« Pour moi, une œuvre d’art doit avant tout être une question. » – Mark Jenkins
Quatre ans après sa première exposition personnelle à la galerie, Mark Jenkins est de retour du 3 décembre 2022 au 14 janvier 2023 avec « Outsiders » chez Danysz Paris – Marais. L’artiste américain nous invite dans son univers peuplé de personnages d’un réalisme saisissant : des œuvres qui interpellent, intriguent et suscitent toujours de vives réactions. En effet les installations hyperréalistes de Jenkins ont cette capacité à semer le doute entre fiction et réalité à travers l’interaction entre son art et le public, essence du travail de l’artiste.
A travers l'exposition « Outsiders », Jenkins donne corps à ses sculptures dont l’attitude et le mouvement ne cessent de surprendre par leur humanisation plus vraie que nature, brisant ainsi la monotonie de la vie quotidienne. Il nous présente ses sculptures insolites à l’origine de sa renommée internationale : des silhouettes grandeur nature camouflées sous leurs capuches, qu’il vêt de tenues ordinaires. Assis, debout, allongés, suspendus, ces personnages sont au centre de scènes percutantes se déroulant au sein de l’espace parisien de la galerie Danysz.
C’est au début des années 2000, que Jenkins se consacre à la réalisation de ces sculptures humaines réalistes qu’il installe dans l’espace public. Des figures anonymes d’hommes et de femmes souvent solitaires, placées dans des endroits ou des postures insolites qui captent inévitablement l’attention. Elles semblent raconter leur différence, leur absence d’appartenance à un groupe et leur difficulté à trouver leur place dans notre société. Si ces personnages s’intègrent à notre environnement quotidien, c’est en fait pour mieux s’en démarquer en s’adonnant à des activités où l’absurde se dispute à l’humour noir. Des rituels décalés qui détournent les normes et subvertissent nos codes habituels au grand jour et à la vue de tou.te.s.

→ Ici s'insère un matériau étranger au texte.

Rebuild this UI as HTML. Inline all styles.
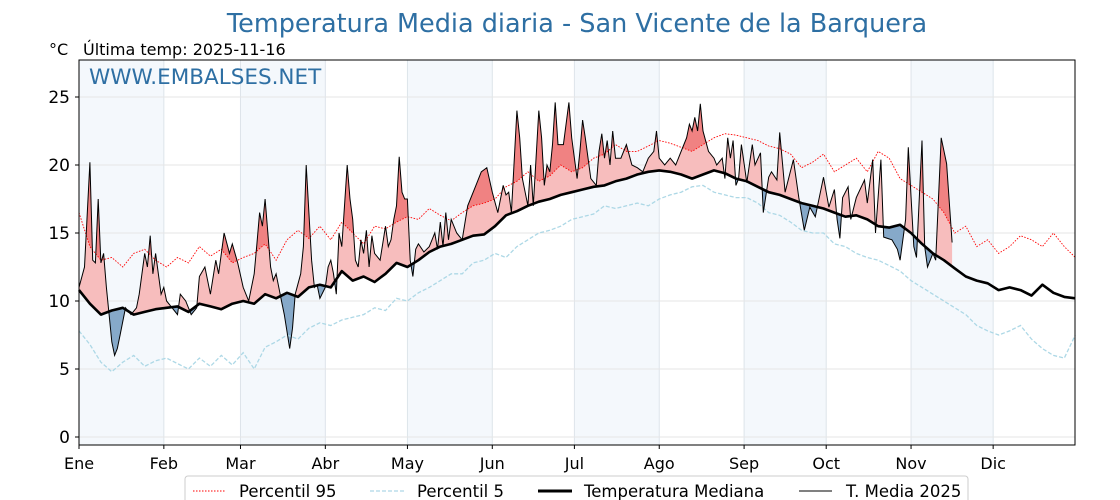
<!DOCTYPE html>
<html><head><meta charset="utf-8"><style>
body{margin:0;background:#fff;width:1120px;height:500px;overflow:hidden;font-family:"DejaVu Sans","Liberation Sans",sans-serif}
svg{display:block}
</style></head><body>
<svg id="chart" width="1120" height="500" font-family="DejaVu Sans, Liberation Sans, sans-serif">
<text x="577" y="32" text-anchor="middle" font-size="25.5" fill="#2e6fa3">Temperatura Media diaria - San Vicente de la Barquera</text>
<text x="49" y="55" font-size="16" fill="#000">°C</text>
<text x="83" y="55" font-size="16" fill="#000">Última temp: 2025-11-16</text>
<g id="bands"></g>
<g id="grid"></g>
<g id="fills"></g>
<g id="lines"></g>
<text x="89" y="84" font-size="21.5" fill="#2e6fa3">WWW.EMBALSES.NET</text>
<rect x="79" y="60" width="996" height="385" fill="none" stroke="#000" stroke-width="1"/>
<g id="axes"></g>
<g>
<rect x="185" y="476" width="783" height="30" rx="3" fill="#fff" stroke="#ccc"/>
<line x1="193" y1="491" x2="225" y2="491" stroke="red" stroke-width="1" stroke-dasharray="1.5,1.5"/>
<text x="239" y="497" font-size="16.5">Percentil 95</text>
<line x1="370" y1="491" x2="404" y2="491" stroke="#add8e6" stroke-width="1.3" stroke-dasharray="4,2"/>
<text x="417" y="497" font-size="16.5">Percentil 5</text>
<line x1="538" y1="491" x2="572" y2="491" stroke="#000" stroke-width="3"/>
<text x="584" y="497" font-size="16.5">Temperatura Mediana</text>
<line x1="799" y1="491" x2="832" y2="491" stroke="#000" stroke-width="1"/>
<text x="846" y="497" font-size="16.5">T. Media 2025</text>
</g>
</svg>
<script>
const monthLabels=["Ene","Feb","Mar","Abr","May","Jun","Jul","Ago","Sep","Oct","Nov","Dic"];
const monthStarts=[0,31,59,90,120,151,181,212,243,273,304,334];
const yTicks=[0,5,10,15,20,25];
const step=4;
const median=[10.8,9.8,9.0,9.3,9.5,9.0,9.2,9.4, 9.5,9.6,9.2,9.8,9.6,9.4,9.8, 10.0,9.8,10.5,10.2,10.6,10.3,11.0,11.2, 11.0,12.2,11.5,11.8,11.4,12.0,12.8,12.5, 13.0,13.6,14.0,14.2,14.5,14.8,14.9, 15.5,16.3,16.6,17.0,17.3,17.5,17.8,18.0, 18.2,18.4,18.5,18.8,19.0,19.3,19.5, 19.6,19.5,19.3,19.0,19.3,19.6,19.4,19.0, 18.8,18.4,18.0,17.8,17.5,17.2,17.0, 16.8,16.5,16.2,16.3,16.0,15.5,15.4,15.6, 15.0,14.2,13.5,13.0,12.4,11.8,11.5,11.3, 10.8,11.0,10.8,10.4,11.2,10.6,10.3,10.2];
const p95=[16.5,14.0,13.0,13.2,12.5,13.5,13.8,13.0, 12.5,13.2,12.8,14.0,13.3,13.8,12.8, 13.2,13.5,14.2,13.0,14.5,15.2,14.6,15.5, 14.5,15.8,15.0,14.2,15.5,15.3,15.8,16.2, 16.0,16.8,16.3,15.9,16.5,17.0,17.2, 17.5,18.4,18.8,19.5,18.8,19.2,20.0,19.5, 19.8,20.5,20.8,21.5,21.0,21.0,21.4, 21.8,21.6,21.3,21.0,21.5,22.0,22.3,22.2, 22.0,21.8,21.4,21.2,20.8,19.8,20.2, 20.8,19.5,20.0,20.5,19.5,21.0,20.5,19.0, 18.5,18.0,17.5,16.5,15.0,15.5,14.0,14.5, 13.5,14.0,14.8,14.5,14.0,15.0,14.0,13.2];
const p5=[7.8,6.8,5.5,4.8,5.5,6.0,5.2,5.6, 5.8,5.4,5.0,5.8,5.2,6.0,5.3, 6.2,5.0,6.6,7.0,7.5,7.2,8.0,8.4, 8.2,8.6,8.8,9.0,9.5,9.3,10.2,10.0, 10.6,11.0,11.5,12.0,12.0,12.8,13.0, 13.5,13.2,14.0,14.5,15.0,15.2,15.5,16.0, 16.2,16.4,17.0,16.8,17.0,17.2,17.0, 17.5,17.8,18.0,18.4,18.5,18.0,17.8,17.6, 17.6,17.2,16.5,16.3,15.8,15.2,15.0, 15.0,14.2,14.0,13.5,13.2,13.0,12.6,12.2, 11.5,11.0,10.5,10.0,9.5,9.0,8.2,7.8, 7.5,7.8,8.2,7.2,6.5,6.0,5.8,7.5];
const tDays=[0,2,4,5,6,7,8,9,10,11,12,13,14,15,17,19,21,22,24,25,26,27,28,30,31,32,34,36,37,39,41,43,44,46,48,50,51,53,55,56,58,60,62,64,65,66,67,68,70,71,72,74,75,77,78,79,81,82,83,85,86,87,88,90,91,92,93,94,95,96,97,98,99,100,101,102,103,104,105,106,107,108,110,112,113,114,115,116,117,118,119,120,121,122,123,124,126,128,130,131,132,133,134,135,136,138,140,142,145,147,149,151,153,155,156,157,158,160,161,162,164,165,166,168,169,170,171,172,173,174,175,177,179,180,181,182,183,184,185,187,189,190,191,192,193,194,195,196,198,200,202,204,206,208,210,211,212,214,216,218,220,222,223,224,225,226,227,228,230,232,233,235,236,237,238,239,240,241,242,244,246,247,249,250,252,253,255,256,258,261,263,265,267,269,272,274,276,277,278,279,281,282,284,287,288,290,291,293,294,297,299,300,302,303,305,306,308,309,310,312,313,315,317,319];
const tVals=[11.0,12.5,20.2,13,12.8,17.5,12.8,13.5,11,9.0,7.0,6.0,6.5,7.5,9.5,9.0,9.5,10.5,13.5,12.5,14.8,12.0,13.5,10.5,11.0,10.0,9.5,9.0,10.5,10.0,9.0,9.5,11.8,12.5,10.5,13.0,12.0,15.0,13.5,14.2,12.8,11.0,10.0,12.0,14.2,16.5,15.5,17.5,12.5,11.5,12.0,10.0,9.0,6.5,8.0,10.5,12.0,14.0,20.0,13.0,11.0,11.2,10.2,11.0,12.5,13.0,12.0,10.5,15.0,14.0,17.0,20.0,17.5,16.0,13.0,12.5,14.5,13.5,15.2,12.5,14.8,13.5,13.0,15.5,14.0,14.5,16.0,17.0,20.6,18.0,17.5,17.5,13.0,11.8,13.8,14.2,13.6,14.0,15.0,13.8,15.8,14.0,16.5,14.5,16.0,15.0,14.5,17.0,18.5,19.5,19.8,18.0,16.5,18.5,17.8,18.0,16.5,24.0,22.0,19.0,17.0,20.0,17.0,24.0,22.0,18.5,20.0,19.5,21.5,24.6,21.5,21.5,24.6,22.0,20.5,19.0,21.0,23.3,22.0,19.0,18.5,21.0,22.3,20.5,21.8,20.0,22.5,20.5,20.5,21.5,20.0,19.8,19.5,20.5,21.0,22.5,20.5,20.0,20.5,20.0,21.0,22.0,23.0,22.5,23.5,22.5,24.5,22.5,21.0,20.5,20.0,20.5,19.0,22.0,20.5,21.8,18.5,19.0,21.5,18.7,21.5,20.0,20.9,16.5,19.1,19.5,18.9,22.4,18.0,20.4,17.6,15.2,16.9,16.2,19.1,16.9,18.2,16.0,14.6,17.6,18.4,16.0,17.6,18.9,17.2,20.4,15.0,20.4,14.7,14.5,13.8,13.0,16.0,21.3,14.0,13.2,21.8,14.0,12.5,13.5,13.0,22.0,20.1,14.3];

const NS="http://www.w3.org/2000/svg";
const X0=79,X1=1075,Y0=60,Y1=445;
const xs=d=>X0+d*2.737;
const ys=v=>437-v*13.6;
function mk(tag,attrs,parent){const e=document.createElementNS(NS,tag);for(const k in attrs)e.setAttribute(k,attrs[k]);parent.appendChild(e);return e;}
function interp(arr,d){const i=Math.floor(d/step),f=d/step-i;if(i>=arr.length-1)return arr[arr.length-1];return arr[i]*(1-f)+arr[i+1]*f;}
const bands=document.getElementById('bands'),grid=document.getElementById('grid'),fills=document.getElementById('fills'),lines=document.getElementById('lines'),axes=document.getElementById('axes');
monthStarts.forEach((m,i)=>{
  if(i%2===0){const end=i+1<monthStarts.length?monthStarts[i+1]:365;
    const r=mk('rect',{x:xs(m),y:Y0,width:Math.min(xs(end),X1)-xs(m),height:Y1-Y0,fill:'#f4f8fc'},bands);
    
    }
  const g=mk('line',{x1:xs(m),x2:xs(m),y1:Y0,y2:Y1,stroke:'#dde4ea','stroke-width':1},grid);
  
  
  const t=mk('line',{x1:xs(m),x2:xs(m),y1:Y1,y2:Y1+4,stroke:'#000'},axes);
  
  
  const l=mk('text',{x:xs(m),y:469,'text-anchor':'middle','font-size':16},axes);
  l.textContent=monthLabels[i];
  
  
});
yTicks.forEach(v=>{
  const g=mk('line',{x1:X0,x2:X1,y1:ys(v),y2:ys(v),stroke:'#e6e6e6','stroke-width':1},grid);
  
  
  const t=mk('line',{x1:X0-4,x2:X0,y1:ys(v),y2:ys(v),stroke:'#000'},axes);
  
  
  const l=mk('text',{x:X0-9,y:ys(v)+6,'text-anchor':'end','font-size':17},axes);
  l.textContent=v;
  
  
});
const pts=arr=>arr.map((v,i)=>xs(i*step).toFixed(1)+','+ys(v).toFixed(1));
const defs=mk('defs',{},document.getElementById('chart'));
function clipAbove(id,arr,above){const c=mk('clipPath',{id:id},defs);const p=pts(arr);const edge=above?Y0-50:Y1+50;
  mk('polygon',{points:xs(0)+','+edge+' '+p.join(' ')+' '+xs((arr.length-1)*step)+','+edge},c);}
clipAbove('aboveMed',median,true);clipAbove('belowMed',median,false);clipAbove('aboveP95',p95,true);
function band(arr){const lastD=tDays[tDays.length-1];const fw=tDays.map((d,i)=>xs(d).toFixed(1)+','+ys(tVals[i]).toFixed(1));
  const bw=[];for(let d=lastD;d>=0;d-=0.5)bw.push(xs(d).toFixed(1)+','+ys(interp(arr,d)).toFixed(1));return fw.concat(bw).join(' ');}
const f1=mk('polygon',{points:band(median),fill:'#f7bdbd','clip-path':'url(#aboveMed)'},fills);


const f2=mk('polygon',{points:band(median),fill:'#86a9c9','clip-path':'url(#belowMed)'},fills);


const f3=mk('polygon',{points:band(p95),fill:'#f08282','clip-path':'url(#aboveP95)'},fills);


const l95=mk('polyline',{points:pts(p95).join(' '),fill:'none',stroke:'red','stroke-width':0.9,'stroke-dasharray':'1.5,1.5'},lines);


const l5=mk('polyline',{points:pts(p5).join(' '),fill:'none',stroke:'#add8e6','stroke-width':1.3,'stroke-dasharray':'4,2'},lines);


const lt=mk('polyline',{points:tDays.map((d,i)=>xs(d).toFixed(1)+','+ys(tVals[i]).toFixed(1)).join(' '),fill:'none',stroke:'#000','stroke-width':1},lines);


const lm=mk('polyline',{points:pts(median).join(' '),fill:'none',stroke:'#000','stroke-width':2.6,'stroke-linejoin':'round'},lines);


</script>
</body></html>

« Je crée avant tout une expérience sociale. Je pourrais être un sociologue. Je pense que j’explore quelque chose qui se situe au-delà de l'art. C’est une autre expérience. » – Mark Jenkins
L’espace public joue un rôle majeur dans le travail de Mark Jenkins. C’est là que ses œuvres entrent en interaction avec les passants, transformant la rue en une scène qui fait d’eux non seulement des spectateurs mais aussi des acteurs. Dans ce théâtre urbain, les réactions des gens constituent autant d’objets d’étude et d’expériences que l’artiste se plaît à mener. Il s’agit pour lui d’introduire dans l’espace (qu’il s’agisse de la rue, d’une galerie ou d’un musée) un corps étranger, au sens propre comme figuré, pour mieux scruter en retour la réaction du corps social à cet élément perturbateur.
On pourrait se contenter de voir dans les personnages de Mark Jenkins des anticonformistes ou des asociaux, des « losers ». Il faudrait plutôt les considérer comme des « outsiders » capables de créer la surprise et qu’il faudrait prendre en compte. Tout est question de point de vue et du sens qu’on veut bien donner au mot réussite. Au bout du compte et malgré les apparences, ce sont peut-être ces « outsiders » qui pourraient être les vrais gagnants de ce que les anglosaxons nomment « rat race » (course de rats), une métaphore de la compétition acharnée à laquelle se livre l’homme moderne.
Ces outsiders, aussi étrangers qu’étranges, sont des témoins muets qui occupent nos marges et nous provoquent en faisant surgir l’irrationnel et une autre façon d’être au monde. Ils nous invitent à nous arrêter, marquer une pause et nous interroger sur le sens des choses. Cette course effrénée n’est-elle pas une fuite en avant ? Qu’est-ce que la normalité ? Qu’est-ce qu’une ville ? Et si l’isolement était un luxe comme le suggérait l’artiste dans le titre d’une de ses œuvres ? Et si la vraie vie était ailleurs ?
Mark Jenkins est né en 1970 à Fairfax, il vit et travaille à Washington D.C. Ses œuvres ont été présentées dans le monde entier : États-Unis, Brésil, France, Espagne, Italie, Irlande, Suède, Russie, Corée du Sud, Serbie, Japon. Son travail a été exposé au sein d’institutions muséales comme la Kunsthalle Wien (Autriche), le Perm Museum of Contemporary Art (Russie), le Centre Pompidou (France) ou le Beirut Art Center (Liban).